### Data section
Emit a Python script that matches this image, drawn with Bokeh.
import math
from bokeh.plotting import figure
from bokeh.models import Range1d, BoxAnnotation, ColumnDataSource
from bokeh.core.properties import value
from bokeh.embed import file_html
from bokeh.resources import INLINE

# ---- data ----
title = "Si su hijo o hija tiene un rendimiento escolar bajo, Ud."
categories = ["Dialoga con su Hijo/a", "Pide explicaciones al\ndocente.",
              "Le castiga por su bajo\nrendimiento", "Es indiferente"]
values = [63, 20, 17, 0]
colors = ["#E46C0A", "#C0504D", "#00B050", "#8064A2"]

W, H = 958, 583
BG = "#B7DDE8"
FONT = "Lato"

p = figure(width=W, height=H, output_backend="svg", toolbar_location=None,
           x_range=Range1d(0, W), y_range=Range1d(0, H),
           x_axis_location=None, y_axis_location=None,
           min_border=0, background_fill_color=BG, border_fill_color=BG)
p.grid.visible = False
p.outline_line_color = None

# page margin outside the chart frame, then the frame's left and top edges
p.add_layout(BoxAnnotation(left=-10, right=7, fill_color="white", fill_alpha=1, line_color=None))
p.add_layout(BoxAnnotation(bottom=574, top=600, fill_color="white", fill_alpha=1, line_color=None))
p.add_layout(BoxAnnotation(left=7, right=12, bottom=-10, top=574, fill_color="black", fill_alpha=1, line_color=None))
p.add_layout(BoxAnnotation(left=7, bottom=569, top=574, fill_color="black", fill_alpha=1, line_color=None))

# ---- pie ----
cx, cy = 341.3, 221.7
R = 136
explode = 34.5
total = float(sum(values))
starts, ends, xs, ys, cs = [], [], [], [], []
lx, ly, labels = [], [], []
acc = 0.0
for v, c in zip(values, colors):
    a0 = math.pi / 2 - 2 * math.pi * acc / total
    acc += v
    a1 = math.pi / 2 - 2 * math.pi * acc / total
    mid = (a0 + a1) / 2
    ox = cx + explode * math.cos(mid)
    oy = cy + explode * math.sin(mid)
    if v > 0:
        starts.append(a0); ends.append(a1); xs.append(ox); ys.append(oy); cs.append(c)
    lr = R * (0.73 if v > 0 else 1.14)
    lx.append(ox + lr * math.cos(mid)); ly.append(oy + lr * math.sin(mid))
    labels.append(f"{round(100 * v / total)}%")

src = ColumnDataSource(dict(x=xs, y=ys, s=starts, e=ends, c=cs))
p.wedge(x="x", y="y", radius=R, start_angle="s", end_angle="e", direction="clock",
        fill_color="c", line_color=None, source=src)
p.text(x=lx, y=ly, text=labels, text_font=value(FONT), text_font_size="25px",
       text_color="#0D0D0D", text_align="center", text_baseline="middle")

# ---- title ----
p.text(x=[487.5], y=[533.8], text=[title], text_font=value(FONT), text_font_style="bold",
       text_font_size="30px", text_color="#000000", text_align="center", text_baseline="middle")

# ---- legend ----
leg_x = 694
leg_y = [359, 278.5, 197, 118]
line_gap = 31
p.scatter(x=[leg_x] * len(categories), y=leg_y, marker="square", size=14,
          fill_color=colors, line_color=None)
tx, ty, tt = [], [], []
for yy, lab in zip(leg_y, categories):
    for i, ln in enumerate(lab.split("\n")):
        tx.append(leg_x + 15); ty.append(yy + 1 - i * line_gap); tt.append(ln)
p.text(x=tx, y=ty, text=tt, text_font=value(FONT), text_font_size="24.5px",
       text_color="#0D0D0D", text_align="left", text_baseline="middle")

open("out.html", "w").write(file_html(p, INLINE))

### What is expected
Copy the material above back out, exactly as written.

### Exercise response
Emit a Python script that matches this image, drawn with Bokeh.
import math
from bokeh.plotting import figure
from bokeh.models import Range1d, BoxAnnotation, ColumnDataSource
from bokeh.core.properties import value
from bokeh.embed import file_html
from bokeh.resources import INLINE

# ---- data ----
title = "Si su hijo o hija tiene un rendimiento escolar bajo, Ud."
categories = ["Dialoga con su Hijo/a", "Pide explicaciones al\ndocente.",
              "Le castiga por su bajo\nrendimiento", "Es indiferente"]
values = [63, 20, 17, 0]
colors = ["#E46C0A", "#C0504D", "#00B050", "#8064A2"]

W, H = 958, 583
BG = "#B7DDE8"
FONT = "Lato"

p = figure(width=W, height=H, output_backend="svg", toolbar_location=None,
           x_range=Range1d(0, W), y_range=Range1d(0, H),
           x_axis_location=None, y_axis_location=None,
           min_border=0, background_fill_color=BG, border_fill_color=BG)
p.grid.visible = False
p.outline_line_color = None

# page margin outside the chart frame, then the frame's left and top edges
p.add_layout(BoxAnnotation(left=-10, right=7, fill_color="white", fill_alpha=1, line_color=None))
p.add_layout(BoxAnnotation(bottom=574, top=600, fill_color="white", fill_alpha=1, line_color=None))
p.add_layout(BoxAnnotation(left=7, right=12, bottom=-10, top=574, fill_color="black", fill_alpha=1, line_color=None))
p.add_layout(BoxAnnotation(left=7, bottom=569, top=574, fill_color="black", fill_alpha=1, line_color=None))

# ---- pie ----
cx, cy = 341.3, 221.7
R = 136
explode = 34.5
total = float(sum(values))
starts, ends, xs, ys, cs = [], [], [], [], []
lx, ly, labels = [], [], []
acc = 0.0
for v, c in zip(values, colors):
    a0 = math.pi / 2 - 2 * math.pi * acc / total
    acc += v
    a1 = math.pi / 2 - 2 * math.pi * acc / total
    mid = (a0 + a1) / 2
    ox = cx + explode * math.cos(mid)
    oy = cy + explode * math.sin(mid)
    if v > 0:
        starts.append(a0); ends.append(a1); xs.append(ox); ys.append(oy); cs.append(c)
    lr = R * (0.73 if v > 0 else 1.14)
    lx.append(ox + lr * math.cos(mid)); ly.append(oy + lr * math.sin(mid))
    labels.append(f"{round(100 * v / total)}%")

src = ColumnDataSource(dict(x=xs, y=ys, s=starts, e=ends, c=cs))
p.wedge(x="x", y="y", radius=R, start_angle="s", end_angle="e", direction="clock",
        fill_color="c", line_color=None, source=src)
p.text(x=lx, y=ly, text=labels, text_font=value(FONT), text_font_size="25px",
       text_color="#0D0D0D", text_align="center", text_baseline="middle")

# ---- title ----
p.text(x=[487.5], y=[533.8], text=[title], text_font=value(FONT), text_font_style="bold",
       text_font_size="30px", text_color="#000000", text_align="center", text_baseline="middle")

# ---- legend ----
leg_x = 694
leg_y = [359, 278.5, 197, 118]
line_gap = 31
p.scatter(x=[leg_x] * len(categories), y=leg_y, marker="square", size=14,
          fill_color=colors, line_color=None)
tx, ty, tt = [], [], []
for yy, lab in zip(leg_y, categories):
    for i, ln in enumerate(lab.split("\n")):
        tx.append(leg_x + 15); ty.append(yy + 1 - i * line_gap); tt.append(ln)
p.text(x=tx, y=ty, text=tt, text_font=value(FONT), text_font_size="24.5px",
       text_color="#0D0D0D", text_align="left", text_baseline="middle")

open("out.html", "w").write(file_html(p, INLINE))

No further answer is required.